**OBJECTIVE**
Write every line out verbatim and omit the pictures.

**GIVEN INFORMATION**

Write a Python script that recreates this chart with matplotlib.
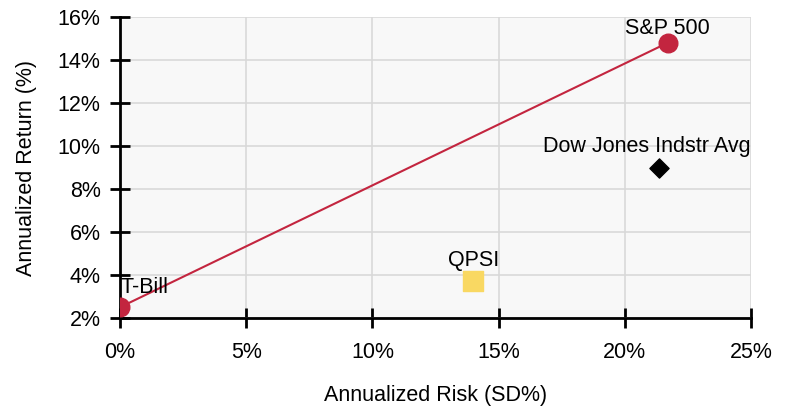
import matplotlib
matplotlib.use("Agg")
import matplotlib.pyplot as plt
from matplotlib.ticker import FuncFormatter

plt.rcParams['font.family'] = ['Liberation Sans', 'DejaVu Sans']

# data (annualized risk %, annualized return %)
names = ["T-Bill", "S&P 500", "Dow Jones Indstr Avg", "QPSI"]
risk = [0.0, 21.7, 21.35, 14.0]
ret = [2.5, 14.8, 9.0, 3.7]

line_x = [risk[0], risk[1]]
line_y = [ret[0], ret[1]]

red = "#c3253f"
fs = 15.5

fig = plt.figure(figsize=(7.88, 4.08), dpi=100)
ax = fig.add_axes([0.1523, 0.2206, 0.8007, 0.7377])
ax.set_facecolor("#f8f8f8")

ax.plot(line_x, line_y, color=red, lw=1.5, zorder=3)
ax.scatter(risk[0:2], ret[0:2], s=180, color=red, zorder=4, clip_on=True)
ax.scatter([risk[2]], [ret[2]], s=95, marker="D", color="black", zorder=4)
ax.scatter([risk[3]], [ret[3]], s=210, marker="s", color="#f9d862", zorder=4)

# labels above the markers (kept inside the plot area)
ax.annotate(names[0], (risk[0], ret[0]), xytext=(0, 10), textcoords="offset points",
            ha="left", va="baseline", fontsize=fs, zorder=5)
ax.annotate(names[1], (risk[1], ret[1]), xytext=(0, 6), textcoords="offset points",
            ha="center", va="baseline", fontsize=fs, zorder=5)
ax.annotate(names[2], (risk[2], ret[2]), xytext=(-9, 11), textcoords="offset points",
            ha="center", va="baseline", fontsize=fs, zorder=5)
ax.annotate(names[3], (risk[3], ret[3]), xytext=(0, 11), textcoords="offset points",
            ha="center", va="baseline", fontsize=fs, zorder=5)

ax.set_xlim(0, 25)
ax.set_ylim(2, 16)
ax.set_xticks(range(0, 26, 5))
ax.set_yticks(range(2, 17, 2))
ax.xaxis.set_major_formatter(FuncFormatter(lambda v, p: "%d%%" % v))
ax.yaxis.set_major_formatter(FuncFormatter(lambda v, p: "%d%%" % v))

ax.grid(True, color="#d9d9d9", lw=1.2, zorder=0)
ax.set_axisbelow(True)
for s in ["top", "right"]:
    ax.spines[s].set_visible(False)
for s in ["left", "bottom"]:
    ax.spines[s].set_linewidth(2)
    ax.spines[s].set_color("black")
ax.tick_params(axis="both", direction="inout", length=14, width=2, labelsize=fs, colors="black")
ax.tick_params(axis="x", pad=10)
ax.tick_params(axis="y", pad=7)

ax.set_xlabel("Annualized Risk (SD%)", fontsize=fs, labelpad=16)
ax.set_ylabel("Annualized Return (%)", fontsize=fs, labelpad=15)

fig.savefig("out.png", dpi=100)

**COMPLETE OUTPUT**
Write a Python script that recreates this chart with matplotlib.
import matplotlib
matplotlib.use("Agg")
import matplotlib.pyplot as plt
from matplotlib.ticker import FuncFormatter

plt.rcParams['font.family'] = ['Liberation Sans', 'DejaVu Sans']

# data (annualized risk %, annualized return %)
names = ["T-Bill", "S&P 500", "Dow Jones Indstr Avg", "QPSI"]
risk = [0.0, 21.7, 21.35, 14.0]
ret = [2.5, 14.8, 9.0, 3.7]

line_x = [risk[0], risk[1]]
line_y = [ret[0], ret[1]]

red = "#c3253f"
fs = 15.5

fig = plt.figure(figsize=(7.88, 4.08), dpi=100)
ax = fig.add_axes([0.1523, 0.2206, 0.8007, 0.7377])
ax.set_facecolor("#f8f8f8")

ax.plot(line_x, line_y, color=red, lw=1.5, zorder=3)
ax.scatter(risk[0:2], ret[0:2], s=180, color=red, zorder=4, clip_on=True)
ax.scatter([risk[2]], [ret[2]], s=95, marker="D", color="black", zorder=4)
ax.scatter([risk[3]], [ret[3]], s=210, marker="s", color="#f9d862", zorder=4)

# labels above the markers (kept inside the plot area)
ax.annotate(names[0], (risk[0], ret[0]), xytext=(0, 10), textcoords="offset points",
            ha="left", va="baseline", fontsize=fs, zorder=5)
ax.annotate(names[1], (risk[1], ret[1]), xytext=(0, 6), textcoords="offset points",
            ha="center", va="baseline", fontsize=fs, zorder=5)
ax.annotate(names[2], (risk[2], ret[2]), xytext=(-9, 11), textcoords="offset points",
            ha="center", va="baseline", fontsize=fs, zorder=5)
ax.annotate(names[3], (risk[3], ret[3]), xytext=(0, 11), textcoords="offset points",
            ha="center", va="baseline", fontsize=fs, zorder=5)

ax.set_xlim(0, 25)
ax.set_ylim(2, 16)
ax.set_xticks(range(0, 26, 5))
ax.set_yticks(range(2, 17, 2))
ax.xaxis.set_major_formatter(FuncFormatter(lambda v, p: "%d%%" % v))
ax.yaxis.set_major_formatter(FuncFormatter(lambda v, p: "%d%%" % v))

ax.grid(True, color="#d9d9d9", lw=1.2, zorder=0)
ax.set_axisbelow(True)
for s in ["top", "right"]:
    ax.spines[s].set_visible(False)
for s in ["left", "bottom"]:
    ax.spines[s].set_linewidth(2)
    ax.spines[s].set_color("black")
ax.tick_params(axis="both", direction="inout", length=14, width=2, labelsize=fs, colors="black")
ax.tick_params(axis="x", pad=10)
ax.tick_params(axis="y", pad=7)

ax.set_xlabel("Annualized Risk (SD%)", fontsize=fs, labelpad=16)
ax.set_ylabel("Annualized Return (%)", fontsize=fs, labelpad=15)

fig.savefig("out.png", dpi=100)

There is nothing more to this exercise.